--- DATASET SECTION ---
——
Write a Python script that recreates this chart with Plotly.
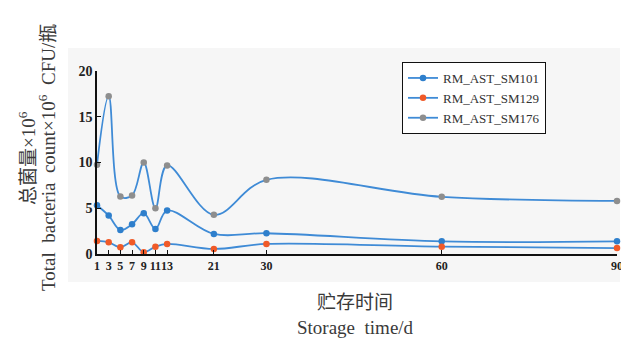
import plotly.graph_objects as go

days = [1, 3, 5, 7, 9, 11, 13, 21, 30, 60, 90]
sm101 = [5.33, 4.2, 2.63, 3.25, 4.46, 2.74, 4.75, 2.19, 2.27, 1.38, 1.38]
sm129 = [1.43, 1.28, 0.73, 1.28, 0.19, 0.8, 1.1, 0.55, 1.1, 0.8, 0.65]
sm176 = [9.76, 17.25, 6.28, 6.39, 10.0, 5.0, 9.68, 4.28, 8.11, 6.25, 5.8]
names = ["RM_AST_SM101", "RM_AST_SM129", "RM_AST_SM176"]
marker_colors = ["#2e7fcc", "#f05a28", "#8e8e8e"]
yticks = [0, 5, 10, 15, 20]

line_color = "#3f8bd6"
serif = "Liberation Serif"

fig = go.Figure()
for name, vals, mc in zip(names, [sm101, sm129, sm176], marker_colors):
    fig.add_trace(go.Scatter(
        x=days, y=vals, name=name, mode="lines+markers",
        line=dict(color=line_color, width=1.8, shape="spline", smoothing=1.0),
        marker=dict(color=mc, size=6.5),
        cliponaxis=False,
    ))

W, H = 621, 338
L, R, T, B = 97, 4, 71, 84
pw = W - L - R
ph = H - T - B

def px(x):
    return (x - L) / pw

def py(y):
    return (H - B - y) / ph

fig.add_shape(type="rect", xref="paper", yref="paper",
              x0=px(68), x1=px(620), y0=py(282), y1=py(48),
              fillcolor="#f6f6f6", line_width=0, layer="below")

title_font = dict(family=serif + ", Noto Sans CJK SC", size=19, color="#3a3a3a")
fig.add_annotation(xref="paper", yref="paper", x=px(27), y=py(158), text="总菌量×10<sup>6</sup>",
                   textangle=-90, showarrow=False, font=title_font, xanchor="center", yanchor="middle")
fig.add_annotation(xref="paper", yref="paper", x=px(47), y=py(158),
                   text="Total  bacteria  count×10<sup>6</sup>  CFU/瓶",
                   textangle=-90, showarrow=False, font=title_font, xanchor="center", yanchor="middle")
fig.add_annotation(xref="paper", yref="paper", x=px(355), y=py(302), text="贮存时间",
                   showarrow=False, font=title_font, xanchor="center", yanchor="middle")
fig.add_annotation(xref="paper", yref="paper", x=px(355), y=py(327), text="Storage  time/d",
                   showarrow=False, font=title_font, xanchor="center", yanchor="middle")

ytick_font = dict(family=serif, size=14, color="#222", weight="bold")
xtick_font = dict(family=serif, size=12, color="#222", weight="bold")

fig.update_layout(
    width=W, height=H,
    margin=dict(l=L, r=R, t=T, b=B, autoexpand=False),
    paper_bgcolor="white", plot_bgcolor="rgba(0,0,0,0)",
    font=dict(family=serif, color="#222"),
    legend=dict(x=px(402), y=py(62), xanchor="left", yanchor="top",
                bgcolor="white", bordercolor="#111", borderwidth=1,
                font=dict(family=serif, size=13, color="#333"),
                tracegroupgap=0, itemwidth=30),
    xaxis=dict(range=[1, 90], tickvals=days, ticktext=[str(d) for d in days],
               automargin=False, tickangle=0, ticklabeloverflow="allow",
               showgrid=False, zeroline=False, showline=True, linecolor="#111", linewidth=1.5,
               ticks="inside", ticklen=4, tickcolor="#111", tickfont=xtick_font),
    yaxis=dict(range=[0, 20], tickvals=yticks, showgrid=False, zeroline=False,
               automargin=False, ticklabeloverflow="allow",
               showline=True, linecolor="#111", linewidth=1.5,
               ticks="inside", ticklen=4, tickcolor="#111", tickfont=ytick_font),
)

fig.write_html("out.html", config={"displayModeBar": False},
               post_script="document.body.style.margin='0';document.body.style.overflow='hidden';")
——
--- TASK DIRECTIONS ---
Repeat verbatim all the material, but not the pictures.

--- SOLUTION FOR THIS TASK ---
Write a Python script that recreates this chart with Plotly.
import plotly.graph_objects as go

days = [1, 3, 5, 7, 9, 11, 13, 21, 30, 60, 90]
sm101 = [5.33, 4.2, 2.63, 3.25, 4.46, 2.74, 4.75, 2.19, 2.27, 1.38, 1.38]
sm129 = [1.43, 1.28, 0.73, 1.28, 0.19, 0.8, 1.1, 0.55, 1.1, 0.8, 0.65]
sm176 = [9.76, 17.25, 6.28, 6.39, 10.0, 5.0, 9.68, 4.28, 8.11, 6.25, 5.8]
names = ["RM_AST_SM101", "RM_AST_SM129", "RM_AST_SM176"]
marker_colors = ["#2e7fcc", "#f05a28", "#8e8e8e"]
yticks = [0, 5, 10, 15, 20]

line_color = "#3f8bd6"
serif = "Liberation Serif"

fig = go.Figure()
for name, vals, mc in zip(names, [sm101, sm129, sm176], marker_colors):
    fig.add_trace(go.Scatter(
        x=days, y=vals, name=name, mode="lines+markers",
        line=dict(color=line_color, width=1.8, shape="spline", smoothing=1.0),
        marker=dict(color=mc, size=6.5),
        cliponaxis=False,
    ))

W, H = 621, 338
L, R, T, B = 97, 4, 71, 84
pw = W - L - R
ph = H - T - B

def px(x):
    return (x - L) / pw

def py(y):
    return (H - B - y) / ph

fig.add_shape(type="rect", xref="paper", yref="paper",
              x0=px(68), x1=px(620), y0=py(282), y1=py(48),
              fillcolor="#f6f6f6", line_width=0, layer="below")

title_font = dict(family=serif + ", Noto Sans CJK SC", size=19, color="#3a3a3a")
fig.add_annotation(xref="paper", yref="paper", x=px(27), y=py(158), text="总菌量×10<sup>6</sup>",
                   textangle=-90, showarrow=False, font=title_font, xanchor="center", yanchor="middle")
fig.add_annotation(xref="paper", yref="paper", x=px(47), y=py(158),
                   text="Total  bacteria  count×10<sup>6</sup>  CFU/瓶",
                   textangle=-90, showarrow=False, font=title_font, xanchor="center", yanchor="middle")
fig.add_annotation(xref="paper", yref="paper", x=px(355), y=py(302), text="贮存时间",
                   showarrow=False, font=title_font, xanchor="center", yanchor="middle")
fig.add_annotation(xref="paper", yref="paper", x=px(355), y=py(327), text="Storage  time/d",
                   showarrow=False, font=title_font, xanchor="center", yanchor="middle")

ytick_font = dict(family=serif, size=14, color="#222", weight="bold")
xtick_font = dict(family=serif, size=12, color="#222", weight="bold")

fig.update_layout(
    width=W, height=H,
    margin=dict(l=L, r=R, t=T, b=B, autoexpand=False),
    paper_bgcolor="white", plot_bgcolor="rgba(0,0,0,0)",
    font=dict(family=serif, color="#222"),
    legend=dict(x=px(402), y=py(62), xanchor="left", yanchor="top",
                bgcolor="white", bordercolor="#111", borderwidth=1,
                font=dict(family=serif, size=13, color="#333"),
                tracegroupgap=0, itemwidth=30),
    xaxis=dict(range=[1, 90], tickvals=days, ticktext=[str(d) for d in days],
               automargin=False, tickangle=0, ticklabeloverflow="allow",
               showgrid=False, zeroline=False, showline=True, linecolor="#111", linewidth=1.5,
               ticks="inside", ticklen=4, tickcolor="#111", tickfont=xtick_font),
    yaxis=dict(range=[0, 20], tickvals=yticks, showgrid=False, zeroline=False,
               automargin=False, ticklabeloverflow="allow",
               showline=True, linecolor="#111", linewidth=1.5,
               ticks="inside", ticklen=4, tickcolor="#111", tickfont=ytick_font),
)

fig.write_html("out.html", config={"displayModeBar": False},
               post_script="document.body.style.margin='0';document.body.style.overflow='hidden';")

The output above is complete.